▸ To be done
Pick out each line containing the string "chart".

▸ Data lines
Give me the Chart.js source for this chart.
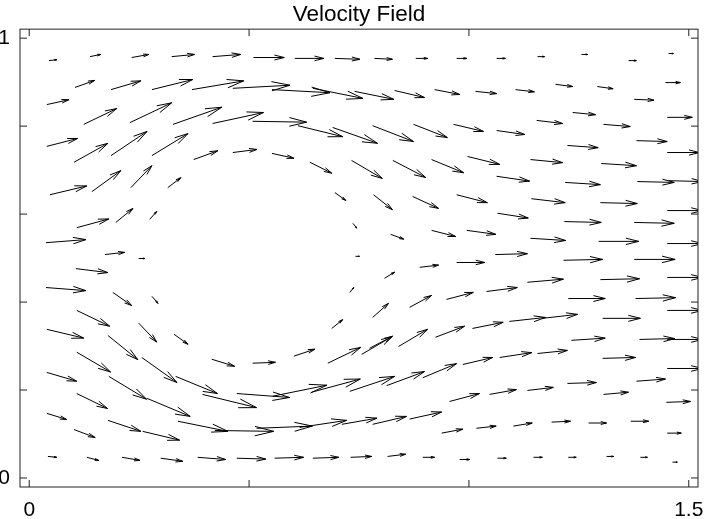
<!DOCTYPE html>
<html>
<head>
<meta charset="utf-8">
<title>Velocity Field</title>
<script src="https://cdn.jsdelivr.net/npm/chart.js@4.4.0/dist/chart.umd.min.js"></script>
<style>
  html, body { margin: 0; padding: 0; background: #fff; }
</style>
</head>
<body>
<canvas id="chart" width="705" height="519"></canvas>
<script>
// Quiver data: arrow tails (qx, qy) and vectors (qu, qv), in data units.
// One line per band of arrows, bottom rows last.
const qx = [
  0.045, 0.138, 0.233, 0.324, 0.417, 0.510, 0.604, 0.695, 0.785, 0.879, 0.972, 1.063, 1.156, 1.256, 1.363, 1.454,
  0.104, 0.186, 0.279, 0.370, 0.463, 0.552, 0.645, 0.740, 0.831, 0.922, 1.015, 1.106, 1.197, 1.292, 1.376, 1.447,
  0.040, 0.124, 0.229, 0.327, 0.417, 0.508, 0.611, 0.690, 0.781, 0.874, 0.965, 1.063, 1.154, 1.236, 1.306, 1.381, 1.451,
  0.040, 0.102, 0.186, 0.279, 0.374, 0.463, 0.552, 0.638, 0.733, 0.827, 0.915, 0.997, 1.140, 1.224, 1.301, 1.451,
  1.063, 1.219, 1.383, 1.454, 0.047, 0.1425, 0.231, 0.315, 0.695, 0.783, 0.872, 0.972, 1.142, 1.299, 1.451,
  0.108, 0.197, 0.274, 0.736, 1.065, 1.217, 1.376, 0.038, 0.822, 0.915, 0.995, 1.140, 1.295, 1.451,
  0.172, 0.249, 0.742, 0.106, 0.888, 0.972, 1.060, 1.215, 1.376, 1.451, 0.038, 0.190, 0.279, 0.729, 0.808, 1.133, 1.299,
  0.865, 0.949, 1.040, 1.226, 1.379, 1.451, 0.108, 0.040, 0.179, 0.249, 0.329, 0.688, 0.781, 1.008, 1.092, 1.167, 1.304, 0.924, 0.840, 0.774, 1.233, 1.388, 1.451,
  0.108, 0.040, 0.256, 0.415, 0.508, 0.602, 0.679, 0.756, 0.986, 1.070, 1.156, 1.304, 1.451, 0.181, 0.333,
  0.108, 0.268, 0.394, 0.472, 0.554, 0.642, 0.729, 0.813, 0.895, 0.956, 1.047, 1.133, 1.224, 1.306, 1.381, 1.449,
  0.040, 0.102, 0.179, 0.258, 0.338, 0.422, 0.517, 0.615, 0.711, 0.781, 0.865, 0.938, 1.017, 1.101, 1.188, 1.272, 1.368, 1.451,
  0.0425, 0.131, 0.211, 0.299, 0.383, 0.472, 0.558, 0.645, 0.731, 0.815, 0.895, 0.979, 1.065, 1.147, 1.226, 1.313, 1.390, 1.463
];
const qy = [
  0.949, 0.958, 0.956, 0.958, 0.958, 0.956, 0.954, 0.954, 0.954, 0.954, 0.954, 0.954, 0.958, 0.963, 0.949, 0.965,
  0.888, 0.883, 0.883, 0.883, 0.886, 0.883, 0.886, 0.879, 0.881, 0.883, 0.879, 0.883, 0.895, 0.890, 0.861, 0.899,
  0.849, 0.804, 0.808, 0.804, 0.806, 0.811, 0.801, 0.797, 0.801, 0.804, 0.804, 0.790, 0.813, 0.831, 0.804, 0.767, 0.820,
  0.754, 0.718, 0.733, 0.733, 0.724, 0.740, 0.738, 0.718, 0.722, 0.722, 0.724, 0.731, 0.724, 0.756, 0.715, 0.740,
  0.686, 0.672, 0.674, 0.676, 0.644, 0.651, 0.660, 0.660, 0.649, 0.644, 0.640, 0.644, 0.635, 0.626, 0.608,
  0.569, 0.581, 0.588, 0.579, 0.602, 0.583, 0.581, 0.535, 0.554, 0.563, 0.563, 0.545, 0.538, 0.533,
  0.508, 0.499, 0.504, 0.476, 0.479, 0.490, 0.508, 0.495, 0.497, 0.456, 0.433, 0.422, 0.413, 0.422, 0.454, 0.445, 0.451,
  0.388, 0.406, 0.424, 0.408, 0.408, 0.381, 0.381, 0.338, 0.324, 0.352, 0.327, 0.340, 0.365, 0.340, 0.356, 0.363, 0.363, 0.320, 0.299, 0.295, 0.313, 0.315, 0.315,
  0.286, 0.240, 0.274, 0.270, 0.261, 0.277, 0.261, 0.281, 0.258, 0.274, 0.283, 0.272, 0.249, 0.231, 0.231,
  0.192, 0.181, 0.190, 0.192, 0.186, 0.195, 0.197, 0.210, 0.228, 0.174, 0.190, 0.199, 0.215, 0.190, 0.220, 0.172,
  0.147, 0.110, 0.131, 0.106, 0.129, 0.108, 0.113, 0.115, 0.122, 0.122, 0.134, 0.102, 0.113, 0.118, 0.127, 0.125, 0.129, 0.102,
  0.049, 0.047, 0.047, 0.045, 0.047, 0.045, 0.045, 0.045, 0.047, 0.049, 0.047, 0.042, 0.045, 0.047, 0.047, 0.049, 0.047, 0.036
];
const qu = [
  0.018, 0.025, 0.039, 0.052, 0.064, 0.070, 0.066, 0.057, 0.041, 0.027, 0.023, 0.020, 0.016, 0.014, 0.018, 0.011,
  0.045, 0.068, 0.093, 0.118, 0.130, 0.132, 0.114, 0.089, 0.068, 0.057, 0.048, 0.043, 0.039, 0.036, 0.045, 0.034,
  0.050, 0.075, 0.095, 0.111, 0.116, 0.123, 0.102, 0.102, 0.093, 0.077, 0.068, 0.064, 0.059, 0.052, 0.061, 0.070, 0.057,
  0.070, 0.077, 0.082, 0.082, 0.055, 0.055, 0.050, 0.050, 0.070, 0.075, 0.073, 0.073, 0.073, 0.070, 0.080, 0.073,
  0.075, 0.080, 0.084, 0.077, 0.084, 0.066, 0.048, 0.030, 0.025, 0.043, 0.059, 0.070, 0.077, 0.084, 0.080,
  0.073, 0.039, 0.016, 0.009, 0.070, 0.084, 0.091, 0.091, 0.030, 0.055, 0.066, 0.080, 0.091, 0.080,
  0.045, 0.014, 0.009, 0.073, 0.043, 0.064, 0.073, 0.089, 0.093, 0.080, 0.091, 0.043, 0.014, 0.009, 0.023, 0.082, 0.089,
  0.050, 0.061, 0.070, 0.084, 0.091, 0.080, 0.075, 0.084, 0.068, 0.041, 0.032, 0.025, 0.036, 0.070, 0.082, 0.080, 0.086, 0.066, 0.066, 0.052, 0.077, 0.080, 0.080,
  0.077, 0.068, 0.080, 0.052, 0.052, 0.048, 0.075, 0.070, 0.068, 0.073, 0.068, 0.075, 0.080, 0.086, 0.095,
  0.070, 0.098, 0.123, 0.120, 0.123, 0.111, 0.102, 0.086, 0.077, 0.068, 0.061, 0.059, 0.066, 0.057, 0.066, 0.055,
  0.045, 0.048, 0.075, 0.084, 0.114, 0.134, 0.127, 0.107, 0.080, 0.077, 0.073, 0.048, 0.045, 0.043, 0.043, 0.041, 0.041, 0.032,
  0.020, 0.027, 0.041, 0.050, 0.064, 0.066, 0.066, 0.059, 0.048, 0.041, 0.027, 0.023, 0.020, 0.020, 0.018, 0.016, 0.016, 0.011
];
const qv = [
  0.002, 0.005, 0.007, 0.005, 0.005, 0, 0, -0.002, -0.002, 0, 0, 0, 0, 0, 0, 0,
  0.016, 0.020, 0.023, 0.020, 0.007, -0.007, -0.023, -0.018, -0.016, -0.011, -0.005, -0.005, -0.005, -0.005, -0.002, 0,
  0.011, 0.036, 0.045, 0.039, 0.025, -0.002, -0.025, -0.036, -0.036, -0.030, -0.016, -0.009, -0.007, -0.005, -0.005, -0.002, 0,
  0.018, 0.043, 0.055, 0.050, 0.020, 0.007, -0.011, -0.025, -0.041, -0.039, -0.030, -0.018, -0.007, -0.005, -0.005, 0,
  -0.011, -0.005, -0.002, -0.002, 0.020, 0.048, 0.050, 0.023, -0.018, -0.034, -0.027, -0.018, -0.009, -0.002, 0,
  0.020, 0.032, 0.018, -0.011, -0.011, -0.002, -0.002, 0.007, -0.011, -0.014, -0.009, -0.005, 0, 0,
  0.005, 0, 0, -0.009, 0.005, 0, 0.002, 0.002, 0, 0, -0.007, -0.030, -0.016, 0.011, 0.014, 0.007, 0.002,
  0.027, 0.016, 0.009, 0, 0.002, 0, -0.036, -0.020, -0.055, -0.043, -0.023, 0.020, 0.032, 0.014, 0.009, 0.009, 0, 0.025, 0.039, 0.027, 0.005, 0.002, 0,
  -0.045, -0.020, -0.057, -0.016, 0.002, 0.016, 0.036, 0.041, 0.016, 0.011, 0.007, 0.002, 0, -0.052, -0.039,
  -0.034, -0.041, -0.030, -0.009, 0.025, 0.030, 0.034, 0.032, 0.032, 0.018, 0.011, 0.007, 0.002, 0.005, 0.005, 0.002,
  -0.014, -0.018, -0.025, -0.020, -0.023, -0.002, 0.005, 0.016, 0.014, 0.018, 0.016, 0.009, 0.005, 0.007, 0.002, 0, 0, 0,
  -0.002, -0.007, -0.007, -0.007, -0.005, -0.002, 0.002, 0.002, 0.002, 0.005, 0, 0, 0, 0, 0, 0, 0, 0
];

// axes
const xTicks = [0, 0.5, 1, 1.5];
const yTicks = [0, 0.2, 0.4, 0.6, 0.8, 1];
const xLabels = { 0: "0", 1.5: "1.5" };
const yLabels = { 0: "0", 1: "1" };

const FONT = "'Liberation Sans', Arial, sans-serif";
const TICK_LEN = 7;

const n = Math.min(qx.length, qy.length, qu.length, qv.length);
const arrows = [];
for (let i = 0; i < n; i++) {
  arrows.push({ x: qx[i], y: qy[i], u: qu[i], v: qv[i] });
}

// draws the arrows (shaft + two-line head) and the boxed axes with inward ticks
const quiverPlugin = {
  id: "quiver",
  afterDatasetsDraw(chart) {
    const { ctx, chartArea: a } = chart;
    const xs = chart.scales.x, ys = chart.scales.y;
    ctx.save();
    ctx.beginPath();
    ctx.rect(a.left, a.top, a.right - a.left, a.bottom - a.top);
    ctx.clip();
    ctx.strokeStyle = "#000";
    ctx.lineWidth = 1;
    ctx.beginPath();
    chart.data.datasets[0].data.forEach(p => {
      const x0 = xs.getPixelForValue(p.x), y0 = ys.getPixelForValue(p.y);
      const x1 = xs.getPixelForValue(p.x + p.u), y1 = ys.getPixelForValue(p.y + p.v);
      const dx = x1 - x0, dy = y1 - y0;
      const bx = x1 - dx * 0.32, by = y1 - dy * 0.32;
      const w = 0.08;
      ctx.moveTo(x0, y0);
      ctx.lineTo(x1, y1);
      ctx.moveTo(bx - dy * w, by + dx * w);
      ctx.lineTo(x1, y1);
      ctx.lineTo(bx + dy * w, by - dx * w);
    });
    ctx.stroke();
    ctx.restore();
  },
  afterDraw(chart) {
    const { ctx, chartArea: a } = chart;
    const xs = chart.scales.x, ys = chart.scales.y;
    ctx.save();
    ctx.strokeStyle = "#222";
    ctx.lineWidth = 1;
    ctx.strokeRect(a.left, a.top, a.right - a.left, a.bottom - a.top);
    ctx.beginPath();
    xTicks.forEach(t => {
      const px = xs.getPixelForValue(t);
      ctx.moveTo(px, a.bottom); ctx.lineTo(px, a.bottom - TICK_LEN);
      ctx.moveTo(px, a.top); ctx.lineTo(px, a.top + TICK_LEN);
    });
    yTicks.forEach(t => {
      const py = ys.getPixelForValue(t);
      ctx.moveTo(a.left, py); ctx.lineTo(a.left + TICK_LEN, py);
      ctx.moveTo(a.right, py); ctx.lineTo(a.right - TICK_LEN, py);
    });
    ctx.stroke();
    ctx.restore();
  }
};

new Chart(document.getElementById("chart"), {
  type: "scatter",
  data: {
    datasets: [{
      data: arrows,
      pointRadius: 0,
      pointHoverRadius: 0,
      showLine: false
    }]
  },
  options: {
    responsive: false,
    animation: false,
    devicePixelRatio: 1,
    layout: { padding: { left: 0, right: 7, top: 0, bottom: 0 } },
    plugins: {
      legend: { display: false },
      tooltip: { enabled: false },
      title: {
        display: true,
        text: "Velocity Field",
        fullSize: false,
        color: "#000",
        font: { family: FONT, size: 22.5, weight: "normal", lineHeight: 1.1 },
        padding: { top: 2, bottom: 2.4 }
      }
    },
    scales: {
      x: {
        type: "linear",
        min: -0.021,
        max: 1.521,
        grid: { display: false, drawTicks: false },
        border: { display: false },
        afterBuildTicks: s => { s.ticks = xTicks.map(v => ({ value: v })); },
        afterFit: s => { s.height = 32; s.paddingLeft = 0; s.paddingRight = 0; },
        ticks: {
          autoSkip: false,
          maxRotation: 0,
          padding: 11,
          color: "#000",
          font: { family: FONT, size: 21 },
          callback: v => xLabels[v] || ""
        }
      },
      y: {
        type: "linear",
        min: -0.0205,
        max: 1.0205,
        grid: { display: false, drawTicks: false },
        border: { display: false },
        afterBuildTicks: s => { s.ticks = yTicks.map(v => ({ value: v })); },
        afterFit: s => { s.width = 20; s.paddingTop = 0; s.paddingBottom = 0; },
        ticks: {
          autoSkip: false,
          padding: 10,
          color: "#000",
          font: { family: FONT, size: 21 },
          callback: v => yLabels[v] || ""
        }
      }
    }
  },
  plugins: [quiverPlugin]
});
</script>
</body>
</html>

▸ Expected output
Give me the Chart.js source for this chart.
<script src="https://cdn.jsdelivr.net/npm/chart.js@4.4.0/dist/chart.umd.min.js"></script>
<canvas id="chart" width="705" height="519"></canvas>
  afterDatasetsDraw(chart) {
    const { ctx, chartArea: a } = chart;
    const xs = chart.scales.x, ys = chart.scales.y;
    chart.data.datasets[0].data.forEach(p => {
  afterDraw(chart) {
    const { ctx, chartArea: a } = chart;
    const xs = chart.scales.x, ys = chart.scales.y;
new Chart(document.getElementById("chart"), {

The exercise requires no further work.